Tuesday, March 3, 2015

Long Term Unemployment and How it affects you

Lately I have been struggling with depression. I know why. Even though I do have a job, I still have this feeling that I'm not accomplishing anything. Maybe it's because no one I know feels that what I do is work. Maybe it's because my work is "for hire" and I haven't been able to get myself out there yet. I'm not sure how to shake it. The "blue" feeling covers everything and every situation, even the good ones.

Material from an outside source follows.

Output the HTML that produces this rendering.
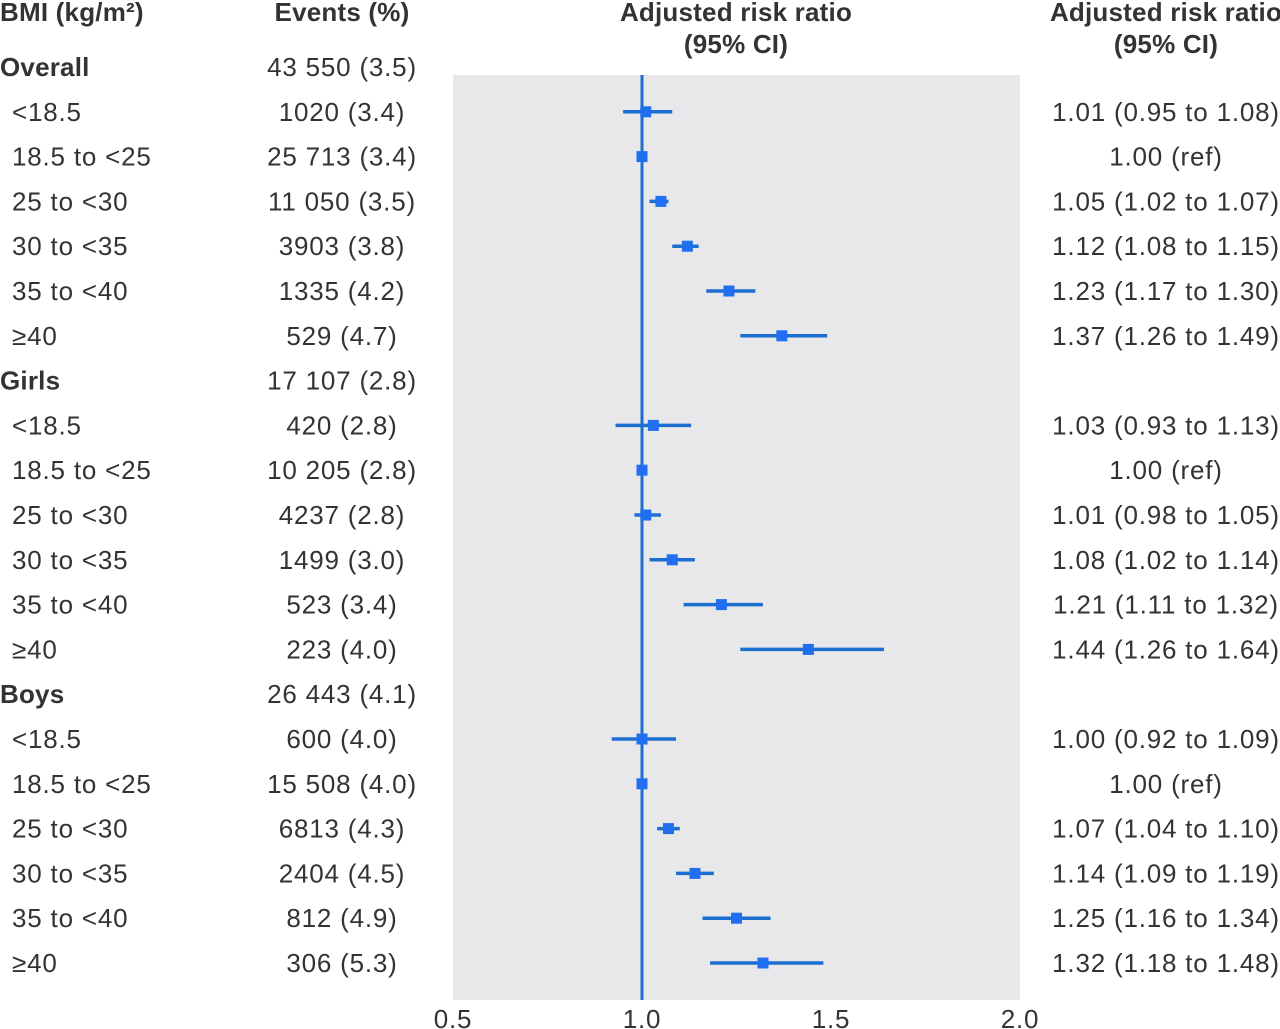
<!DOCTYPE html>
<html><head><meta charset="utf-8"><style>
html,body{margin:0;padding:0;background:#fff;}
svg{display:block;font-family:"Liberation Sans",sans-serif;}
</style></head><body>
<svg id="chart" width="1280" height="1029" viewBox="0 0 1280 1029"></svg>
<script>
const labels=["Overall","<18.5","18.5 to <25","25 to <30","30 to <35","35 to <40","≥40","Girls","<18.5","18.5 to <25","25 to <30","30 to <35","35 to <40","≥40","Boys","<18.5","18.5 to <25","25 to <30","30 to <35","35 to <40","≥40"];
const events=["43 550 (3.5)","1020 (3.4)","25 713 (3.4)","11 050 (3.5)","3903 (3.8)","1335 (4.2)","529 (4.7)","17 107 (2.8)","420 (2.8)","10 205 (2.8)","4237 (2.8)","1499 (3.0)","523 (3.4)","223 (4.0)","26 443 (4.1)","600 (4.0)","15 508 (4.0)","6813 (4.3)","2404 (4.5)","812 (4.9)","306 (5.3)"];
const est=[null,1.01,1.00,1.05,1.12,1.23,1.37,null,1.03,1.00,1.01,1.08,1.21,1.44,null,1.00,1.00,1.07,1.14,1.25,1.32];
const lo=[null,0.95,1.00,1.02,1.08,1.17,1.26,null,0.93,1.00,0.98,1.02,1.11,1.26,null,0.92,1.00,1.04,1.09,1.16,1.18];
const hi=[null,1.08,1.00,1.07,1.15,1.30,1.49,null,1.13,1.00,1.05,1.14,1.32,1.64,null,1.09,1.00,1.10,1.19,1.34,1.48];
const ciText=["","1.01 (0.95 to 1.08)","1.00 (ref)","1.05 (1.02 to 1.07)","1.12 (1.08 to 1.15)","1.23 (1.17 to 1.30)","1.37 (1.26 to 1.49)","","1.03 (0.93 to 1.13)","1.00 (ref)","1.01 (0.98 to 1.05)","1.08 (1.02 to 1.14)","1.21 (1.11 to 1.32)","1.44 (1.26 to 1.64)","","1.00 (0.92 to 1.09)","1.00 (ref)","1.07 (1.04 to 1.10)","1.14 (1.09 to 1.19)","1.25 (1.16 to 1.34)","1.32 (1.18 to 1.48)"];
const ticks=[0.5,1.0,1.5,2.0];
const tickLabels=["0.5","1.0","1.5","2.0"];

const NS="http://www.w3.org/2000/svg";
const svg=document.getElementById('chart');
const X0=453,X1=1020,D0=0.5,D1=2.0;
function xs(v){return X0+(v-D0)/(D1-D0)*(X1-X0);}
function ys(i){return 67+i*44.8;}
function mk(tag,attrs,parent){const e=document.createElementNS(NS,tag);for(const k in attrs)e.setAttribute(k,attrs[k]);(parent||svg).appendChild(e);return e;}
function txt(x,y,s,anchor,bold,name){const t=mk('text',{x:x,y:y,'text-anchor':anchor,'font-size':26,'letter-spacing':bold?0.2:0.8,fill:'#333','font-weight':bold?'bold':'normal'});t.textContent=s;


return t;}

const bg=mk('rect',{x:X0,y:75,width:X1-X0,height:925,fill:'#e8e8ea'});



txt(0,21,"BMI (kg/m²)","start",true,"bmi-column-header");
txt(342,21,"Events (%)","middle",true,"events-column-header");
txt(736,21,"Adjusted risk ratio","middle",true,"plot-header");
txt(736,53,"(95% CI)","middle",true,"plot-header-ci");
txt(1166,21,"Adjusted risk ratio","middle",true,"ci-column-header");
txt(1166,53,"(95% CI)","middle",true,"ci-column-header-ci");

const ref=mk('line',{x1:xs(1),x2:xs(1),y1:75,y2:1000,stroke:'#1c6fd0','stroke-width':3});



labels.forEach((l,i)=>{
  const y=ys(i);
  const group=est[i]===null;
  txt(group?0:12,y+9,l,"start",group,group?'group-label':'row-label');
  txt(342,y+9,events[i],"middle",false,'events-value');
  if(ciText[i])txt(1166,y+9,ciText[i],"middle",false,'ci-value');
  if(!group){
    const ln=mk('line',{x1:xs(lo[i]),x2:xs(hi[i]),y1:y,y2:y,stroke:'#1c6fd0','stroke-width':3.5});
    
    
    const r=mk('rect',{x:xs(est[i])-5.5,y:y-5.5,width:11,height:11,fill:'#1f6ff0'});
    
    
  }
});
ticks.forEach((t,i)=>{txt(xs(t),1028,tickLabels[i],"middle",false,'x-tick-label');});
</script>
</body></html>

Long term unemployment does rob you of self esteem. You are damaged goods in the eyes of the world. Some times it's quite easy to think about ending it all. You pull away from family and friends because it's too hard to hear their taunting words and to see their accusing stares. They don't understand. It has been too long since you've heard an encouraging word. Everyone tells you that you should just "take anything"....that having a job is better than what you're going through now. They are not listening. You have to admit that you stopped listening too.

It's almost like being stuck in a big bowl of taffy, unable to get free and suffocating from the pressures well meaning people put you under on a daily basis. I have to admit if I let myself dwell on my current situation that I'd just as soon end it all. I can't do that. It just wouldn't be right, but I can understand the temptation to do it. It is very real.

The only resolution to this is to have full time employment that fills my need and supports me. I'm still searching for that now....as I remember what someone said..."endure or die." Yes, I may just die...but it will be on God's time...not mine.